(CBS News) -- Mitt Romney in the White House would be worse for the struggling U.S. economy than Herbert Hoover was in the wake of the Great Depression, nobel laureate and New York Times columnist Paul Krugman charged on Monday.
"Romney is saying let's do exactly what we did under the Bush administration and this time hope for different results," Krugman said in an interview with "CBS This Morning," adding that his policies would "make Herbert Hoover look good by comparison."
"He is saying let's do exactly what they did in Ireland which has led to 15 percent unemployment and 30 percent youth unemployment and that will lead to great results here," Krugman said skeptically.
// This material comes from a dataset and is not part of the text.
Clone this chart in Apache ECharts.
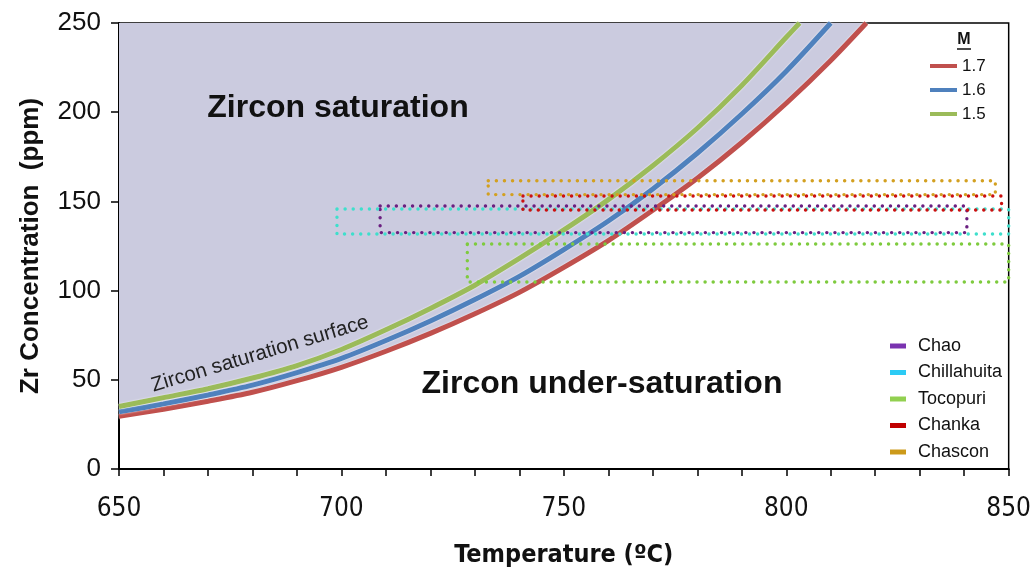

Krugman says policymakers in Washington have it backwards. Textbook economics say the economy needs more spending now, not less.
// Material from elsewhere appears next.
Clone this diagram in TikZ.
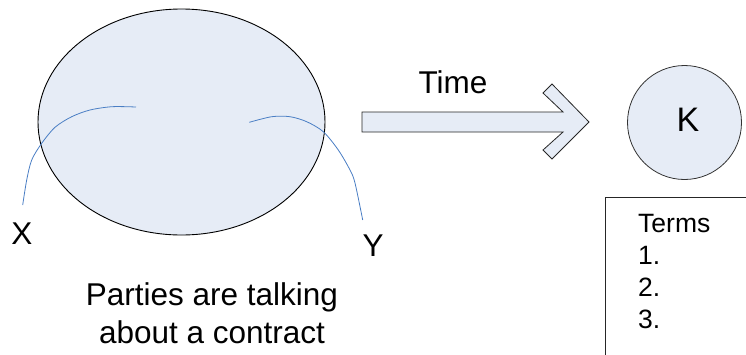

"You look at what's happening in Europe and you say, we just learned austerity is not the answer," Krugman said.
"The right thing is to spend more. Right now, you know, we have a long-term budget problem but now is not the time to be slashing. Now is not the time to be laying off school teachers. Now is not the time to be doing public works, rehiring those school teachers, to get this economy moving again," he said.
The Princeton professor also slammed Federal Reserve Board Chairman Ben Bernanke, a former Princeton professor himself, for being too afraid of inflation.
The central bank, which sets interest rates, needs "to say, we're not concerned about inflation. 3 percent, 4 percent is not a problem. We're willing and would like to see a little inflation to get this economy moving," Krugman added.